Friday, October 16, 2015

Textile Import Ilegal Matikan Produsen Lokal Dengan Selisih Harga Jual 30 Persen

Masuknya barang impor ilegal, khusus tekstil dan produk tekstil (TPT), membuat industri dalam negeri harus merugi. Wajar saja, karena harga jual yang terpaut 30% membuat barang impor menguasai pasar dalam negeri. Demikian diungkapkan Presiden Joko Widodo (Jokowi), saat menyaksikan penangkapan dan pengungkapan modus ‎impor tekstil ilegal di lapangan parkir, Kantor Pusat Ditjen Bea Cukai, Jalan Ahmad Yani, Jakarta, Jumat (16/10/2015)

"Data yang saya terima dari API (Asosiasi Pertekstilan Indonesia) karena barang ilegal ini turun sampai 30%. Ada yang sampaikan harga sampai terpaut 30%. Jelas orang nggak bayar pajak dan bea masuk, bagaimana?" tegas Jokowi. Maka dari itu, Jokowi menginginkan impor ilegal dihentikan, karena industri akan terus sulit untuk bersaing. Apalagi dengan kondisi perekonomian negara yang di tengah perlambatan.

"Ini yang sebabkan industri kita tidak bisa bersaing di pasar. Makanya saya minta hentikan impor," ujarnya. Jokowi optimistis, bila impor barang ilegal ini berhasil dihentikan, maka industri dapat berkembang lagi ke depannya. Banyak dampak ekonomi yang akan dihasilkan, baik secara langsung maupung tidak langsung.

"‎Industri berkembang karena yang dulu diisi barang ilegal diisi barang legal. Iya pasti. Contoh sprei, keluhannya betul-betul, karena harganya bedanya 30-40%‎," kata Jokowi. Akibat banyaknya Tekstil dan Barang Tekstil (TBT) impor ilegal, membuat banyak perusahaan tekstil 'sekarat'. Banyak di antaranya yang sudah mengurangi produksi, sehingga membuat angka Pemutusan Hubungan Kerja (PHK) semakin membengkak.

"Khusus tekstil saja kita baru terima datanya, ada 17 (perusahaan) yang sudah sampaikan ke kita, jumlah potensi PHK angkanya 23.000 pegawai," kata Kepala BKPM Franky Sibarani ditemui di kantor Direktorat Jenderal Bea dan Cukai, Jalan Ahmad Yani, Jakarta, Jumat (16/10/2015).

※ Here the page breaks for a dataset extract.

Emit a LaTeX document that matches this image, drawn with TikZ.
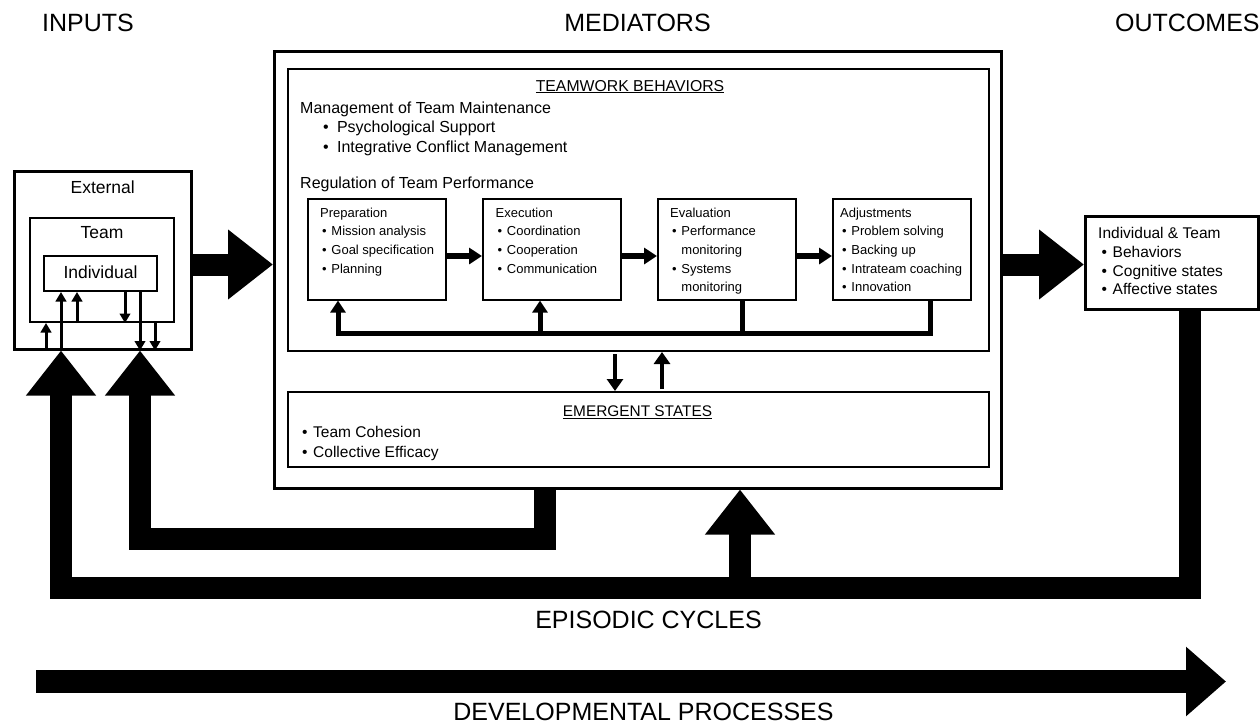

Menurut Franky, angka tersebut termasuk angka pegawai yang belum di-PHK namun sudah dirumahkan perusahaan karena pengurangan kapasitas produksi. "Jadi 23.000 orang yang kita terima laporannya, tak semuanya di-PHK. Itu masuknya yang sudah di-PHK, dirumahkan, dan direncanakan akan di-PHK. Kita akan panggil para pengusaha lagi, apa yang perlu pemerintah bantu, jangan sampai ada PHK lagi," jelas Franky.

Frangky mengungkapkan, para pengusaha yang melaporkan ke BPKM tersebut rata-rata saat mengalami mati suri. Kondisi ini terjadi akibat membanjirnya TBT impor ilegal, yang harganya jauh lebih murah karena tidak membayar bea masuk dan pajak. "Tekstil impor ilegal membuat industri tekstil dalam negeri kurangi volume produksi. Makanya jelas dampaknya, sampai presiden sendiri harus turun tangan perintahkan Bea Cukai, termasuk Polisi dan Kejaksaan," kata Franky.

Dia mensinyalir, banyaknya industri di luar tekstil yang mulai mengurangi produksi saat ini juga akibat membanjirnya barang impor ilegal.  "Masih diselidiki, bisa jadi ada yang lain kayak makanan dan elektronik," tutupnya.